--- Task material ---
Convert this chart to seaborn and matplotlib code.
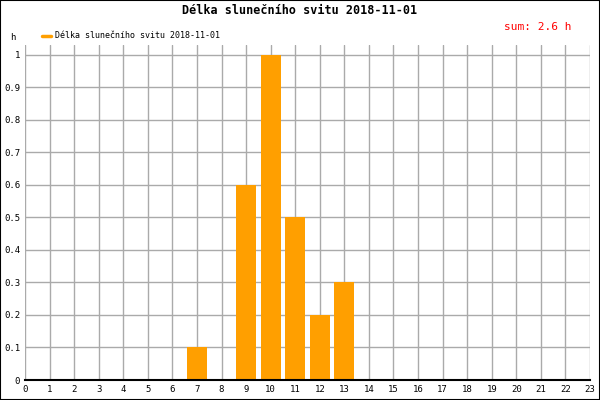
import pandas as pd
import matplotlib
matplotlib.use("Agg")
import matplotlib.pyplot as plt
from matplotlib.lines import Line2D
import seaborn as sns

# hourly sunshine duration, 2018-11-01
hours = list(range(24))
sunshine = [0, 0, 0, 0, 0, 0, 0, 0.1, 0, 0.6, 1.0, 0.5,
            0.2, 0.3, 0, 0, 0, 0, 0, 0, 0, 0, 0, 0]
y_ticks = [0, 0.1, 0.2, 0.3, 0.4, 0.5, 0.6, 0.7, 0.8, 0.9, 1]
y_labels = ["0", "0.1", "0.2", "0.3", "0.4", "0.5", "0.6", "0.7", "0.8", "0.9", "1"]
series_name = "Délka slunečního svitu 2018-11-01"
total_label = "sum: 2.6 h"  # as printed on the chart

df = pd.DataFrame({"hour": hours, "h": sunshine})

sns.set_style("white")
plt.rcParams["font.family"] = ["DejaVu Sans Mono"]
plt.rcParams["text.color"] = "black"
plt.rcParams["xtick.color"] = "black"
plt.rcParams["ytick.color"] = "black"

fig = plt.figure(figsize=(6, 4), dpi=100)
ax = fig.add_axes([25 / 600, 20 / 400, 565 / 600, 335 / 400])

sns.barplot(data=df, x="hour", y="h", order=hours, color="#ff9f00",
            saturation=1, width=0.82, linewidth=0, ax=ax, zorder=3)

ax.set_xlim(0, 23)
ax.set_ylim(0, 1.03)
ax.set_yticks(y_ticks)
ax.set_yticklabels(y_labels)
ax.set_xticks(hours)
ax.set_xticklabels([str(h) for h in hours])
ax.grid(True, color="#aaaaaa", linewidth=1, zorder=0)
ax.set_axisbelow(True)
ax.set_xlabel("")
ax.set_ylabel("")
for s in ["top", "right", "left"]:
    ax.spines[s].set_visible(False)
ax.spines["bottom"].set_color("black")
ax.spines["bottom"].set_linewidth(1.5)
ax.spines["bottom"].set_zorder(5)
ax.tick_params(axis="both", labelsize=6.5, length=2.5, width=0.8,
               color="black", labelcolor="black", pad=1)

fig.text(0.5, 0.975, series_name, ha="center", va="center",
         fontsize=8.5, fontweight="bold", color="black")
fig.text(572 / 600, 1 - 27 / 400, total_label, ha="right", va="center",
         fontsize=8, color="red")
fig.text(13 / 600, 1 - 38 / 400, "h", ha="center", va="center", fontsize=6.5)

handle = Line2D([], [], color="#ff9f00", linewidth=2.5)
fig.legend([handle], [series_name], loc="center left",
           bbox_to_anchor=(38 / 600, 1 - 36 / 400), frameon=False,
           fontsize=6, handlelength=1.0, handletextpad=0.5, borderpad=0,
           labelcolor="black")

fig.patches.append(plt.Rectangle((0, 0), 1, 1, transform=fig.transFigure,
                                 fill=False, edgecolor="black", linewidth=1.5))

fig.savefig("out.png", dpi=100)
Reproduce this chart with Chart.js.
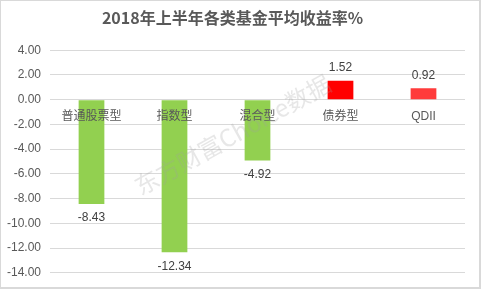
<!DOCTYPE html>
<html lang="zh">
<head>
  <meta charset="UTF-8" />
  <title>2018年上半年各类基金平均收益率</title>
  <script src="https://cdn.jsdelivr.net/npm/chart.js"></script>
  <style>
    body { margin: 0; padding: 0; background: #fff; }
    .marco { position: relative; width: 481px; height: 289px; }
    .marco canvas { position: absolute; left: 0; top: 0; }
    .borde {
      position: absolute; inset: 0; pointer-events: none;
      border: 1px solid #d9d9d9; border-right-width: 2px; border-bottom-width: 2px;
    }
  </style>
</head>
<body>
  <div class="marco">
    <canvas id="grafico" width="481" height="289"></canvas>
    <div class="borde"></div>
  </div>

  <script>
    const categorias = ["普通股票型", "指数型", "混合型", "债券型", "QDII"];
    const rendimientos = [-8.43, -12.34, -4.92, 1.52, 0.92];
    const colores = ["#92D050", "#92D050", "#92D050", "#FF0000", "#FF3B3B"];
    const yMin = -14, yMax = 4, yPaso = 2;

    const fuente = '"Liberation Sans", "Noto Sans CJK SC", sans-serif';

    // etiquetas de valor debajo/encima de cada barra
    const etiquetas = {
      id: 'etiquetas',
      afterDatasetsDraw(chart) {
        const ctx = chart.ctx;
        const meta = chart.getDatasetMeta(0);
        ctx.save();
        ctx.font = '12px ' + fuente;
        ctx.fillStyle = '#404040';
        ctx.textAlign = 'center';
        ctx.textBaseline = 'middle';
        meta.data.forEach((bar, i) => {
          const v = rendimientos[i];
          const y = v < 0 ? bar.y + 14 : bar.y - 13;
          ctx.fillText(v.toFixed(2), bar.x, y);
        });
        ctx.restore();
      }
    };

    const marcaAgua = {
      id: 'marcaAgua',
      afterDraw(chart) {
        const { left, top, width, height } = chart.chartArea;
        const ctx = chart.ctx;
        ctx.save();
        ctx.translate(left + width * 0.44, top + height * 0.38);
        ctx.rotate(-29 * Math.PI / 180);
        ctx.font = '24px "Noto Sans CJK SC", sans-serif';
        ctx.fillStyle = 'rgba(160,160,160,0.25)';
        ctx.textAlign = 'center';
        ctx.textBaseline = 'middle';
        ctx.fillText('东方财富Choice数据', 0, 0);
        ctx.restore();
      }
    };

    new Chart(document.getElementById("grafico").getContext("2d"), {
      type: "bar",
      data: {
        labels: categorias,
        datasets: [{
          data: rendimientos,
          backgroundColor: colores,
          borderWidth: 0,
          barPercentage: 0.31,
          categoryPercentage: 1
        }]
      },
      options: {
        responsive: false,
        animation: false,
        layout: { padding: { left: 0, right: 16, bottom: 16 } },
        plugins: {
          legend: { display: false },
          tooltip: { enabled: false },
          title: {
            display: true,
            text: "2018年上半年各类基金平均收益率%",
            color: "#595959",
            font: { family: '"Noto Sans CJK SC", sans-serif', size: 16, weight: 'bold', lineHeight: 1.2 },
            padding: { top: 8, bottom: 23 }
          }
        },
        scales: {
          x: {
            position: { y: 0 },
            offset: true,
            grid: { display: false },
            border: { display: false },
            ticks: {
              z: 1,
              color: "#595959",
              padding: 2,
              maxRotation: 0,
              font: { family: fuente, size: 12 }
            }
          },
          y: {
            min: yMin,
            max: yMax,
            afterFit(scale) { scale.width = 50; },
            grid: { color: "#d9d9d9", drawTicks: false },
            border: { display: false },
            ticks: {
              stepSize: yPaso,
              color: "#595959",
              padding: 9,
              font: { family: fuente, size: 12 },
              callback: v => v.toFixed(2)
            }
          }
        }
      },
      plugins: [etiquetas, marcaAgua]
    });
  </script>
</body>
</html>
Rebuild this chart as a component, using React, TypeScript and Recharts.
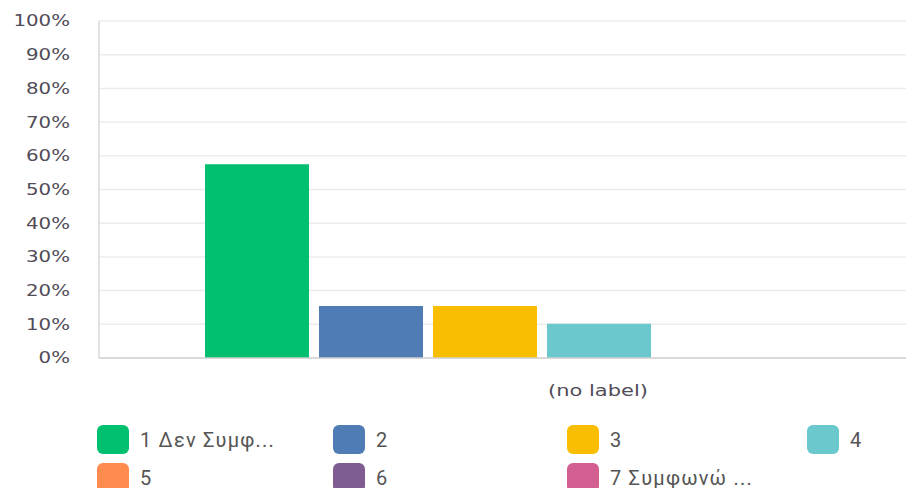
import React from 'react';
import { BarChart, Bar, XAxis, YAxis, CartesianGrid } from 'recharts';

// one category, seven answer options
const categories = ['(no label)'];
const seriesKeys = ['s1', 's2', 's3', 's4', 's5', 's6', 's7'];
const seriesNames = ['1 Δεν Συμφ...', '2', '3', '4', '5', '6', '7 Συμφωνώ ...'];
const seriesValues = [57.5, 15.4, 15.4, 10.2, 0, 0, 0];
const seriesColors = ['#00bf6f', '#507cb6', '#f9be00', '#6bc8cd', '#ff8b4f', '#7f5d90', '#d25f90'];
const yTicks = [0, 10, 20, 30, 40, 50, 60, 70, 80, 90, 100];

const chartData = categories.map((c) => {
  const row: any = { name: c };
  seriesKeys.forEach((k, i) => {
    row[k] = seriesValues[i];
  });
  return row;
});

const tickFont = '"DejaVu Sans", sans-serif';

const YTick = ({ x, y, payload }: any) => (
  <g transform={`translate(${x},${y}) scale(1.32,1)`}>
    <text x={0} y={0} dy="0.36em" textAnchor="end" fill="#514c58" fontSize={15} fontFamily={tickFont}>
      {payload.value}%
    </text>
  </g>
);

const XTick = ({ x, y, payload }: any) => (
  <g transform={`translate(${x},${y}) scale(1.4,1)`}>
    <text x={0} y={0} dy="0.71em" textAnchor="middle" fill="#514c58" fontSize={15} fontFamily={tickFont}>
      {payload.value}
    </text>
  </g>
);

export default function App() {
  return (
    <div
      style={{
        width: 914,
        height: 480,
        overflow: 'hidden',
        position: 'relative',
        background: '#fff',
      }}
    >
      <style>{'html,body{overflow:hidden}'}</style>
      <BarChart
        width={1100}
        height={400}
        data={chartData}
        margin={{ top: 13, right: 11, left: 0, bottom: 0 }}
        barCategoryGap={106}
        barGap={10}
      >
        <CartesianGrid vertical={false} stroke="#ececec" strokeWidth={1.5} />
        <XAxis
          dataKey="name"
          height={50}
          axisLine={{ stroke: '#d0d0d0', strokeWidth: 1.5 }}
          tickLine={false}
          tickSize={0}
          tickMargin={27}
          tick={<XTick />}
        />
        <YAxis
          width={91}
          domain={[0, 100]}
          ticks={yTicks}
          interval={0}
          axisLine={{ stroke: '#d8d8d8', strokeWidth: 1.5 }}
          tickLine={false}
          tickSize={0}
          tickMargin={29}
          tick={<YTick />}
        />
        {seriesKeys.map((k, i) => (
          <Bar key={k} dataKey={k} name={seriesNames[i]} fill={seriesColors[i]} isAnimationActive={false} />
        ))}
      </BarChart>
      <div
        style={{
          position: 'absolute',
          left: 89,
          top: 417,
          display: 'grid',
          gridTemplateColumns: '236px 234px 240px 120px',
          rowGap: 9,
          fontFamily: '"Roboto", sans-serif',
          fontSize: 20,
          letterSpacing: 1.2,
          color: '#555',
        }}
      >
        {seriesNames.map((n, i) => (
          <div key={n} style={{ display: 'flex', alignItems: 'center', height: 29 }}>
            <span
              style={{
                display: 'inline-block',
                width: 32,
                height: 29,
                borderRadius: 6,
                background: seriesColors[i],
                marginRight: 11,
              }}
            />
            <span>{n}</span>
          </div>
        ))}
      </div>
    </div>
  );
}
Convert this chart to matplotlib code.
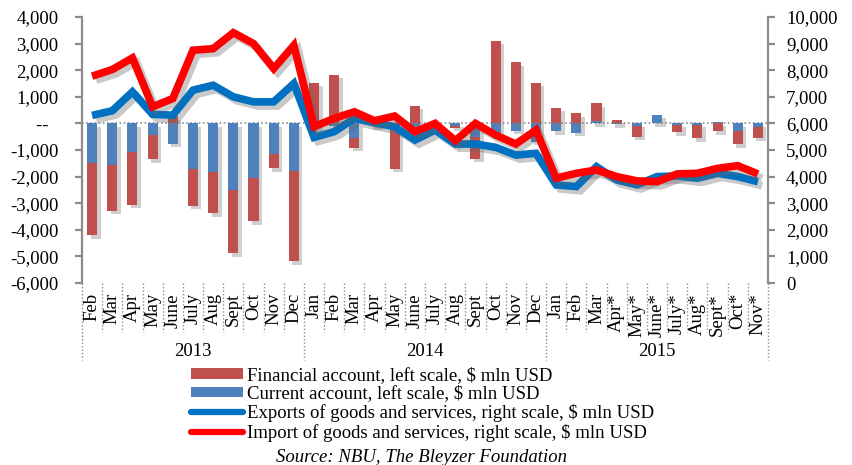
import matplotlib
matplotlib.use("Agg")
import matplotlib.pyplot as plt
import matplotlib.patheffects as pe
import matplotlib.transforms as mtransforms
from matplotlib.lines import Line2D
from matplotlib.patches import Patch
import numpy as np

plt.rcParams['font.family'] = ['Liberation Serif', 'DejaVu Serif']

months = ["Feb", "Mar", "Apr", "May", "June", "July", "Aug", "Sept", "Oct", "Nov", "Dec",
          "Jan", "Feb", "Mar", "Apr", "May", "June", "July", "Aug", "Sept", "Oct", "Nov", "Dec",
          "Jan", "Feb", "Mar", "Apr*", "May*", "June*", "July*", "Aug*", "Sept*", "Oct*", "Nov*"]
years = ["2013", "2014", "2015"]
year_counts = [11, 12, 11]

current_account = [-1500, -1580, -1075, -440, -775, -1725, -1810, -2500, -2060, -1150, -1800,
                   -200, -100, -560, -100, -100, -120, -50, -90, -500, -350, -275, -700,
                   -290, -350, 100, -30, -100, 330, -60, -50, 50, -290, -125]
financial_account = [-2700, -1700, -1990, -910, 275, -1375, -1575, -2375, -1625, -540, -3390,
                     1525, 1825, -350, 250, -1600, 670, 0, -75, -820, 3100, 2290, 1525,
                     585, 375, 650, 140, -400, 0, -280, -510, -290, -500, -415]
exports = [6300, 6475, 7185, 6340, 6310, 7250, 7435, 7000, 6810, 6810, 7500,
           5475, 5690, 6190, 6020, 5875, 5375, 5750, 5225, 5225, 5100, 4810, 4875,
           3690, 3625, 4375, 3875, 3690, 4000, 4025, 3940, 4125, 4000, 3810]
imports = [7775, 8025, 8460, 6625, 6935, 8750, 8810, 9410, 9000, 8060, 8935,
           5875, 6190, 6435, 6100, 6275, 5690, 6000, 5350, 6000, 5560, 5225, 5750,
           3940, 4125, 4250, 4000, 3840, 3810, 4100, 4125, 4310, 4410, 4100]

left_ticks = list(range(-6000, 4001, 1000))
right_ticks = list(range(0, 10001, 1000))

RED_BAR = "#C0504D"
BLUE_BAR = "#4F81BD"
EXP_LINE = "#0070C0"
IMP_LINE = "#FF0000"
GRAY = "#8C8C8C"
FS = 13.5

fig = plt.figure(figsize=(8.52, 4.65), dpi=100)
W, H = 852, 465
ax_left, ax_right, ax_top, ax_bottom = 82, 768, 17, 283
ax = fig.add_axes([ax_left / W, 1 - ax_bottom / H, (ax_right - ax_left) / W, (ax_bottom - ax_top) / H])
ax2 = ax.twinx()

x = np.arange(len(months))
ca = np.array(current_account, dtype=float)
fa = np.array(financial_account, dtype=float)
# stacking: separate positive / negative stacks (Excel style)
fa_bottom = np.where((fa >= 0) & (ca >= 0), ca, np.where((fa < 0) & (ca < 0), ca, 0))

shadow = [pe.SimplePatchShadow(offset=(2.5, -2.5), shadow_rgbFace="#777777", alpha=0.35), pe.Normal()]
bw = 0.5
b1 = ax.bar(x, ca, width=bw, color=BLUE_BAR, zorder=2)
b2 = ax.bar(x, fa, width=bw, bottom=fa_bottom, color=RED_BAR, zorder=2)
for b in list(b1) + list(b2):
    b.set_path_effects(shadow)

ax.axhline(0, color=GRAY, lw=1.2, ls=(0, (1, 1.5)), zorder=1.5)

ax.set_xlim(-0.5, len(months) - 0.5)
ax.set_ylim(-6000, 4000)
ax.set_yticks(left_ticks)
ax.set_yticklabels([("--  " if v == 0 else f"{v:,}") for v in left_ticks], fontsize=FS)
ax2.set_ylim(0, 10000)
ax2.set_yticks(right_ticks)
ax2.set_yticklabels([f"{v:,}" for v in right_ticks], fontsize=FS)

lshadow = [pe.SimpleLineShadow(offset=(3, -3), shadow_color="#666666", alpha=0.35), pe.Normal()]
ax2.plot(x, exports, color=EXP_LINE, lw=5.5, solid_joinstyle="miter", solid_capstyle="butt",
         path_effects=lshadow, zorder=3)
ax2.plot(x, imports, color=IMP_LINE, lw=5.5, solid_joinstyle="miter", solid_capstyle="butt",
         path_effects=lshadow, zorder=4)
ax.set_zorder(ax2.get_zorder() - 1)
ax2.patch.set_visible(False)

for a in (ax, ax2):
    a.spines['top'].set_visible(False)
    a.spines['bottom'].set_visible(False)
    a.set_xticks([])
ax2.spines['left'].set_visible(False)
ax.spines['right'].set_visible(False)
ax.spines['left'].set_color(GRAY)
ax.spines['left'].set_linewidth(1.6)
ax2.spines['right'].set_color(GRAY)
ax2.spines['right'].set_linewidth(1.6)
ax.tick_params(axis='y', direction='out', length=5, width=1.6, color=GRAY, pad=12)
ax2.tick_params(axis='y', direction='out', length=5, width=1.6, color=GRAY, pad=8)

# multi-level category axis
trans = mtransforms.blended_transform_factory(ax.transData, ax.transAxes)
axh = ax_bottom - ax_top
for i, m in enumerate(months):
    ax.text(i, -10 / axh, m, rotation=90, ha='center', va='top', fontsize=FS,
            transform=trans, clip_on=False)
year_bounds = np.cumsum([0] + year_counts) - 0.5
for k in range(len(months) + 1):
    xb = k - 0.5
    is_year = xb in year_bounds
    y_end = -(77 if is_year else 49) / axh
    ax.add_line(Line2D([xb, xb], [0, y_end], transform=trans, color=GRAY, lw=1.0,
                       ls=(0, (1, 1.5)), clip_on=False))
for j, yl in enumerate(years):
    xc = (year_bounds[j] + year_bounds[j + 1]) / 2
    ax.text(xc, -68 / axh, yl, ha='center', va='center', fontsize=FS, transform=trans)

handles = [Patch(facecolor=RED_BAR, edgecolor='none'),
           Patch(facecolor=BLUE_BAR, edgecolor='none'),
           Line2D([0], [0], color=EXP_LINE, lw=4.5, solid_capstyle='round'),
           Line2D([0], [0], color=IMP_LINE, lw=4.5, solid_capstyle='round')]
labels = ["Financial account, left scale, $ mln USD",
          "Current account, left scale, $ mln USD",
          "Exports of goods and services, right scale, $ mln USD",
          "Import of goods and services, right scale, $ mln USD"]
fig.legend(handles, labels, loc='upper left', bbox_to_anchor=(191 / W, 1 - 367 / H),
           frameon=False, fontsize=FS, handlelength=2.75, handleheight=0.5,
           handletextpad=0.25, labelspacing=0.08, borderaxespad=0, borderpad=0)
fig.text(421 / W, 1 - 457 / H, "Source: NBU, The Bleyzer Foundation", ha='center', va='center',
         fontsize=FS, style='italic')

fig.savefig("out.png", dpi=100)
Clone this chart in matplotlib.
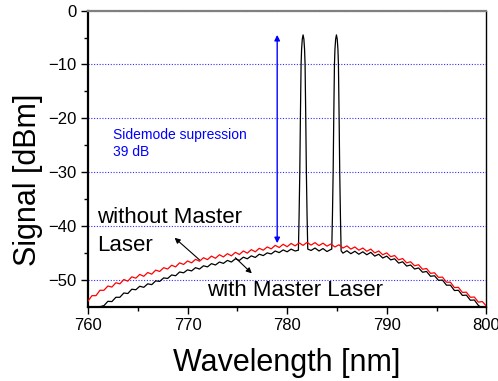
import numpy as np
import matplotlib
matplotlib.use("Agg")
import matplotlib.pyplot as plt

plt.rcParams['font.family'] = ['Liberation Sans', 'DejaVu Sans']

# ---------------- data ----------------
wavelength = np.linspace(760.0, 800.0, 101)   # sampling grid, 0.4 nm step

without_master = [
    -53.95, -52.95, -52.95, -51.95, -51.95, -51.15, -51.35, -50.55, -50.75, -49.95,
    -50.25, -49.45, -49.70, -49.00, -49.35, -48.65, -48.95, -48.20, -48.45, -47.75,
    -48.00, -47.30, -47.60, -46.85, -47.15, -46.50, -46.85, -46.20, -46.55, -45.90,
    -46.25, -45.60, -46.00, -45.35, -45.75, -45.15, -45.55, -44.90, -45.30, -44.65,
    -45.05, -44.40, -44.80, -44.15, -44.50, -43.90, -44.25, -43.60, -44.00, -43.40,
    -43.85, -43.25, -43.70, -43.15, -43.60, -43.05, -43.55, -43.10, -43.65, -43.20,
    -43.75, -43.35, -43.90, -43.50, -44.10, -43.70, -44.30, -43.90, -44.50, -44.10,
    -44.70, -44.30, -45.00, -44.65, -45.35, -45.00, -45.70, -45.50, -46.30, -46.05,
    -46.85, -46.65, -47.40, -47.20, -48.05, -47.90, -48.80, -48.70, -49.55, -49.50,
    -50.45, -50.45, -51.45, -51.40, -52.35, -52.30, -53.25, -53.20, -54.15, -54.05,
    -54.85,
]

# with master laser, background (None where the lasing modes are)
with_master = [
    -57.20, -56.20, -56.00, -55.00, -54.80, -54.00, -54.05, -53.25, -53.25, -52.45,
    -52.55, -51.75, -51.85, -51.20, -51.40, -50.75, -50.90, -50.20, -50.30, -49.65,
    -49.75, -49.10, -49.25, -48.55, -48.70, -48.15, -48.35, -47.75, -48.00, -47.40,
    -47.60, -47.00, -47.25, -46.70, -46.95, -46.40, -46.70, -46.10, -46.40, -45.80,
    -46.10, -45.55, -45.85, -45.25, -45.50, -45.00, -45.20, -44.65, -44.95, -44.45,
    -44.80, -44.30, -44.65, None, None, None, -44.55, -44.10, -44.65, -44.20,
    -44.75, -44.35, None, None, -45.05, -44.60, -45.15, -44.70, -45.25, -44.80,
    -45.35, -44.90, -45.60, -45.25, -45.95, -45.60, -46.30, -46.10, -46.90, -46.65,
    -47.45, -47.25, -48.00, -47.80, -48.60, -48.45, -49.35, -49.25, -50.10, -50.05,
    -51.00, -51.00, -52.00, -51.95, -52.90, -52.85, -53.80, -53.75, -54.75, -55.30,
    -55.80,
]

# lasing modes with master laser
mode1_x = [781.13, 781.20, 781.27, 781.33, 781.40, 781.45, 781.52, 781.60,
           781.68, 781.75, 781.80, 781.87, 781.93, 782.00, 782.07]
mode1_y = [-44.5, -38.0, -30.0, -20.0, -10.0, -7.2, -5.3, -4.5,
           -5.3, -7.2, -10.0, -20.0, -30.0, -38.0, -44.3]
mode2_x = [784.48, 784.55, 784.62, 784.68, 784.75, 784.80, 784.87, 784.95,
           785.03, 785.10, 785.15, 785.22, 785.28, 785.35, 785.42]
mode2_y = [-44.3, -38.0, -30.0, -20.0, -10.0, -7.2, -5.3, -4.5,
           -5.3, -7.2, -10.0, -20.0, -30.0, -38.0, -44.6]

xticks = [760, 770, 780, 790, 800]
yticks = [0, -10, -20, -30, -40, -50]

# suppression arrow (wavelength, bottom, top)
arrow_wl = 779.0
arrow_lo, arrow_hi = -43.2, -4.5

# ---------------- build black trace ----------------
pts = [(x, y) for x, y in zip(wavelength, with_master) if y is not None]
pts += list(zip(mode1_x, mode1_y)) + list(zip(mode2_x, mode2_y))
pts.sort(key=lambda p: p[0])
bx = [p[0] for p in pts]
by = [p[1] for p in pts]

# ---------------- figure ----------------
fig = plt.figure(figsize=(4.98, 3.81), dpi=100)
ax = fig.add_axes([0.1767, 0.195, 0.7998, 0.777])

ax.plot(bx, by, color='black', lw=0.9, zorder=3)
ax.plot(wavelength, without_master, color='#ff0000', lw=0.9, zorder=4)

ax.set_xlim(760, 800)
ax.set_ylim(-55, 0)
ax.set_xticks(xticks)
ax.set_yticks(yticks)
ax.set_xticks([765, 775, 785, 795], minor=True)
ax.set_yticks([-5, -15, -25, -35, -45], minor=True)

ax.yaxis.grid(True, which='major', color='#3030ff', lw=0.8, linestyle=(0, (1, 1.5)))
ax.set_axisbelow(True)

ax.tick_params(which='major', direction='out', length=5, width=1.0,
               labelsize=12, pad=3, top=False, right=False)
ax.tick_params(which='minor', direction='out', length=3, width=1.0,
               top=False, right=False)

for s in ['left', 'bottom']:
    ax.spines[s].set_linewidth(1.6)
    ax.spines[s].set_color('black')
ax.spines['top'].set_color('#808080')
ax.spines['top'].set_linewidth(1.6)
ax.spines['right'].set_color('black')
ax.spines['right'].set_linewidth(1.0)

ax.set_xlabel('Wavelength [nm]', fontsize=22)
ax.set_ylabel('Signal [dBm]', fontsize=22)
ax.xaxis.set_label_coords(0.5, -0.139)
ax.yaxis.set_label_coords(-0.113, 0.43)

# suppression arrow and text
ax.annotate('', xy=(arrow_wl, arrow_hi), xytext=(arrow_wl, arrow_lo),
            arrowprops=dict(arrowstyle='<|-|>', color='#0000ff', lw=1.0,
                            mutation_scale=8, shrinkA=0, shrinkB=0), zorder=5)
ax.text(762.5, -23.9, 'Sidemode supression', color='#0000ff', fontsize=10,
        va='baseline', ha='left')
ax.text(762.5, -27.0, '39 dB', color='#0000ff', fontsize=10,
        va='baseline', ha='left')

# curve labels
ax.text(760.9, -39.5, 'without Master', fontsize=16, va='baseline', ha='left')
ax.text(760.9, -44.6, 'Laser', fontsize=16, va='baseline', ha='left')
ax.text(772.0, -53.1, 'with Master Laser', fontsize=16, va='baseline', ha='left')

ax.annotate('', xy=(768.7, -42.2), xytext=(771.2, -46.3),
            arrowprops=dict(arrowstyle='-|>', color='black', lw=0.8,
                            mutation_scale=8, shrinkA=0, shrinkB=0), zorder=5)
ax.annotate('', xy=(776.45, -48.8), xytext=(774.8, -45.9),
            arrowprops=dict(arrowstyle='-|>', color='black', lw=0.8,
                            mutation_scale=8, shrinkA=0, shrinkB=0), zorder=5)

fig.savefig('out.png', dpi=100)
---
Please quote the lines of the material, beginning with the first and ending with the one that contains "saturation=1, width=0.82, linewidth=0, ax=ax, zorder=3)", exactly as written and without any pictures.

Convert this chart to seaborn and matplotlib code.
import pandas as pd
import matplotlib
matplotlib.use("Agg")
import matplotlib.pyplot as plt
from matplotlib.lines import Line2D
import seaborn as sns

# hourly sunshine duration, 2018-11-01
hours = list(range(24))
sunshine = [0, 0, 0, 0, 0, 0, 0, 0.1, 0, 0.6, 1.0, 0.5,
            0.2, 0.3, 0, 0, 0, 0, 0, 0, 0, 0, 0, 0]
y_ticks = [0, 0.1, 0.2, 0.3, 0.4, 0.5, 0.6, 0.7, 0.8, 0.9, 1]
y_labels = ["0", "0.1", "0.2", "0.3", "0.4", "0.5", "0.6", "0.7", "0.8", "0.9", "1"]
series_name = "Délka slunečního svitu 2018-11-01"
total_label = "sum: 2.6 h"  # as printed on the chart

df = pd.DataFrame({"hour": hours, "h": sunshine})

sns.set_style("white")
plt.rcParams["font.family"] = ["DejaVu Sans Mono"]
plt.rcParams["text.color"] = "black"
plt.rcParams["xtick.color"] = "black"
plt.rcParams["ytick.color"] = "black"

fig = plt.figure(figsize=(6, 4), dpi=100)
ax = fig.add_axes([25 / 600, 20 / 400, 565 / 600, 335 / 400])

sns.barplot(data=df, x="hour", y="h", order=hours, color="#ff9f00",
            saturation=1, width=0.82, linewidth=0, ax=ax, zorder=3)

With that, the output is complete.